▶ Aim of the exercise: Retype the lines beneath this one, from the first through the line containing "plt.rcParams['font.family'] = ['Liberation". Pictures are left out.

▶ Information shown:
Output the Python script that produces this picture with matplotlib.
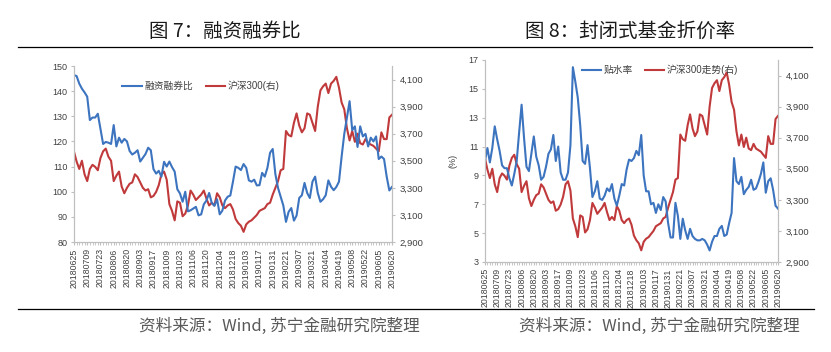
import matplotlib
matplotlib.use('Agg')
import matplotlib.pyplot as plt
from matplotlib.lines import Line2D
import numpy as np

plt.rcParams['font.family'] = ['Liberation Sans', 'Noto Sans CJK SC']

# tick labels on the date axis (one every 10 trading days)
date_labels = ['20180625', '20180709', '20180723', '20180806', '20180820',
               '20180903', '20180917', '20181009', '20181023', '20181106',
               '20181120', '20181204', '20181218', '20190103', '20190117',
               '20190131', '20190221', '20190307', '20190321', '20190404',
               '20190419', '20190508', '20190522', '20190605', '20190620']

# CSI 300 close, read every 2nd trading day
hs300 = [3568, 3494, 3440, 3500, 3400, 3350, 3440, 3470, 3455, 3430,
         3520, 3570, 3590, 3530, 3500, 3350, 3390, 3420, 3310, 3260,
         3300, 3330, 3340, 3400, 3380, 3340, 3300, 3280, 3290, 3230,
         3240, 3270, 3320, 3400, 3420, 3360, 3180, 3130, 3060, 3200,
         3190, 3090, 3110, 3170, 3280, 3250, 3210, 3230, 3250, 3280,
         3220, 3170, 3190, 3170, 3260, 3230, 3170, 3150, 3170, 3180,
         3140, 3070, 3040, 3020, 2975, 3030, 3050, 3060, 3080, 3100,
         3130, 3140, 3150, 3180, 3190, 3250, 3300, 3350, 3430, 3440,
         3720, 3690, 3680, 3780, 3850, 3760, 3710, 3740, 3850, 3840,
         3780, 3720, 3900, 4020, 4050, 4070, 4000, 4070, 4090, 4120,
         4040, 3930, 3880, 3740, 3650, 3720, 3640, 3700, 3630, 3620,
         3660, 3630, 3620, 3610, 3590, 3570, 3710, 3660, 3660, 3820, 3840]

# margin financing / securities lending ratio
rzrq = [146.4, 146, 143, 141, 139.5, 137.8, 128.5, 129.5, 129.5, 131,
        125, 119, 119.8, 119.5, 119, 126.5, 118, 121.5, 119.5, 121,
        120, 116.2, 114.8, 115.5, 116.5, 112, 113.5, 115, 117.5, 116.5,
        109, 107.2, 108.3, 106, 111.9, 110, 112, 109.8, 108, 101,
        99.3, 96, 100, 92.2, 92.6, 93.3, 94, 90.6, 91, 95,
        96.5, 99.5, 95.5, 94.4, 97, 91, 92.5, 96.5, 98, 98.5,
        104, 110, 109.5, 108.6, 111, 109.5, 104.5, 104, 104.8, 102.5,
        102.6, 107.5, 106, 109.5, 115.5, 117, 107, 101.5, 98, 94.5,
        88, 92, 93.5, 88.5, 90.5, 97.5, 98.6, 103.5, 99.5, 97.5,
        104, 106, 99.5, 96, 97, 98.6, 104.5, 102, 100.6, 101.9,
        104, 114, 123, 129.5, 136, 124.5, 126, 117.8, 126, 122,
        123, 118, 121.5, 120, 122, 113, 114, 113, 106, 100.5, 101.9]

# closed-end fund discount rate (%)
discount = [10.0, 10.9, 9.9, 10.9, 12.4, 11.5, 10.7, 9.7, 9.5, 9.5,
            8.8, 8.3, 9.1, 10.0, 12.0, 13.9, 11.6, 9.6, 9.3, 10.5,
            11.7, 10.3, 9.7, 8.7, 8.9, 9.6, 10.5, 10.8, 11.8, 10.0,
            11.0, 9.2, 8.7, 8.7, 9.2, 11.1, 16.5, 15.5, 14.4, 12.5,
            10.0, 9.8, 11.1, 9.5, 7.5, 7.9, 8.6, 7.4, 7.3, 7.6,
            8.1, 7.9, 8.4, 7.4, 6.9, 7.6, 8.4, 8.3, 9.4, 10.1,
            10.0, 10.2, 10.7, 10.4, 11.8, 9.0, 7.9, 7.9, 7.0, 7.1,
            6.4, 7.0, 6.6, 7.5, 7.2, 5.7, 4.7, 4.7, 7.1, 6.2,
            4.6, 6.0, 5.2, 4.6, 5.3, 4.8, 4.6, 4.5, 4.5, 4.6,
            4.5, 4.2, 3.8, 4.4, 4.8, 4.8, 5.3, 5.5, 4.8, 4.9,
            5.7, 6.4, 10.2, 8.6, 8.4, 8.9, 7.7, 8.0, 8.2, 8.7,
            8.0, 8.1, 8.55, 9.1, 9.9, 7.8, 8.6, 8.8, 8.0, 6.9, 6.7]

BLUE = '#3d74bf'
RED = '#c0393b'
GRID = '#bfbfbf'
TXT = '#404040'

x = np.arange(0, 241, 2)
label_pos = np.arange(0, 241, 10)

fig = plt.figure(figsize=(8.31, 3.52), dpi=100)


def style(ax, axr, ylim, yticks, ylim_r, yticks_r, yfmt):
    ax.set_xlim(0, 240)
    ax.set_xticks(label_pos)
    ax.set_xticklabels(date_labels, rotation=90, fontsize=6.3, color=TXT)
    ax.set_xticks(np.arange(0, 241, 2), minor=True)
    ax.tick_params(axis='x', which='both', direction='out', length=2.5,
                   color=GRID, pad=2)
    ax.set_ylim(*ylim)
    ax.set_yticks(yticks)
    ax.set_yticklabels([yfmt(v) for v in yticks], fontsize=6.5, color=TXT)
    ax.tick_params(axis='y', direction='out', length=2.5, color=GRID, pad=2)
    axr.set_ylim(*ylim_r)
    axr.set_yticks(yticks_r)
    axr.set_yticklabels(['{:,}'.format(v) for v in yticks_r], fontsize=6.8,
                        color=TXT)
    axr.tick_params(axis='y', direction='out', length=2.5, color=GRID, pad=3)
    for a in (ax, axr):
        a.spines['top'].set_visible(False)
        for s in ('left', 'right', 'bottom'):
            a.spines[s].set_color(GRID)
            a.spines[s].set_linewidth(0.8)


# left chart: margin ratio
ax1 = fig.add_axes([0.089, 0.3125, 0.3827, 0.5])
ax1r = ax1.twinx()
ax1r.plot(x, hs300, color=RED, lw=1.5, label='沪深300(右)')
ax1.plot(x, rzrq, color=BLUE, lw=1.5, label='融资融券比')
ax1.set_zorder(ax1r.get_zorder() + 1)
ax1.patch.set_visible(False)
style(ax1, ax1r, (80, 150), list(range(80, 151, 10)), (2900, 4200),
      list(range(2900, 4101, 200)), lambda v: str(v))
h1, l1 = ax1.get_legend_handles_labels()
h2, l2 = ax1r.get_legend_handles_labels()
ax1.legend(h1 + h2, l1 + l2, ncol=2, frameon=False, fontsize=7,
           handlelength=2.0, handletextpad=0.25, columnspacing=1.3,
           loc='center', bbox_to_anchor=(201 / 831, 1 - 86 / 352),
           bbox_transform=fig.transFigure, labelcolor=TXT)

# right chart: closed-end fund discount
ax2 = fig.add_axes([0.5836, 0.2557, 0.3526, 0.5739])
ax2r = ax2.twinx()
ax2r.plot(x, hs300, color=RED, lw=1.5, label='沪深300走势(右)')
ax2.plot(x, discount, color=BLUE, lw=1.5, label='贴水率')
ax2.set_zorder(ax2r.get_zorder() + 1)
ax2.patch.set_visible(False)
style(ax2, ax2r, (3, 17), list(range(3, 18, 2)), (2900, 4200),
      list(range(2900, 4101, 200)), lambda v: str(v))
ax2.set_ylabel('(%)', fontsize=6.5, color=TXT, labelpad=8)
h1, l1 = ax2.get_legend_handles_labels()
h2, l2 = ax2r.get_legend_handles_labels()
ax2.legend(h1 + h2, l1 + l2, ncol=2, frameon=False, fontsize=7,
           handlelength=1.9, handletextpad=0.25, columnspacing=1.3,
           loc='center', bbox_to_anchor=(660 / 831, 1 - 70 / 352),
           bbox_transform=fig.transFigure, labelcolor=TXT)

# titles, rules and source notes
title_font = ['Noto Sans CJK SC', 'DejaVu Sans']
fig.text(225 / 831, 1 - 31 / 352, '图 7：融资融券比', ha='center', va='center',
         fontsize=14, family=title_font, color='#1a1a1a')
fig.text(630 / 831, 1 - 31 / 352, '图 8：封闭式基金折价率', ha='center',
         va='center', fontsize=14, family=title_font, color='#1a1a1a')
fig.add_artist(Line2D([18 / 831, 812 / 831], [1 - 47 / 352] * 2,
                      color='black', lw=0.9, transform=fig.transFigure))
fig.add_artist(Line2D([18 / 831, 814 / 831], [1 - 309 / 352] * 2,
                      color='black', lw=0.9, transform=fig.transFigure))
src = '资料来源：Wind, 苏宁金融研究院整理'
fig.text(279 / 831, 1 - 326 / 352, src, ha='center', va='center',
         fontsize=12, family=title_font, color='#595959', style='italic')
fig.text(659 / 831, 1 - 326 / 352, src, ha='center', va='center',
         fontsize=12, family=title_font, color='#595959', style='italic')

fig.savefig('out.png', dpi=100)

▶ Solution:
Output the Python script that produces this picture with matplotlib.
import matplotlib
matplotlib.use('Agg')
import matplotlib.pyplot as plt
from matplotlib.lines import Line2D
import numpy as np

plt.rcParams['font.family'] = ['Liberation Sans', 'Noto Sans CJK SC']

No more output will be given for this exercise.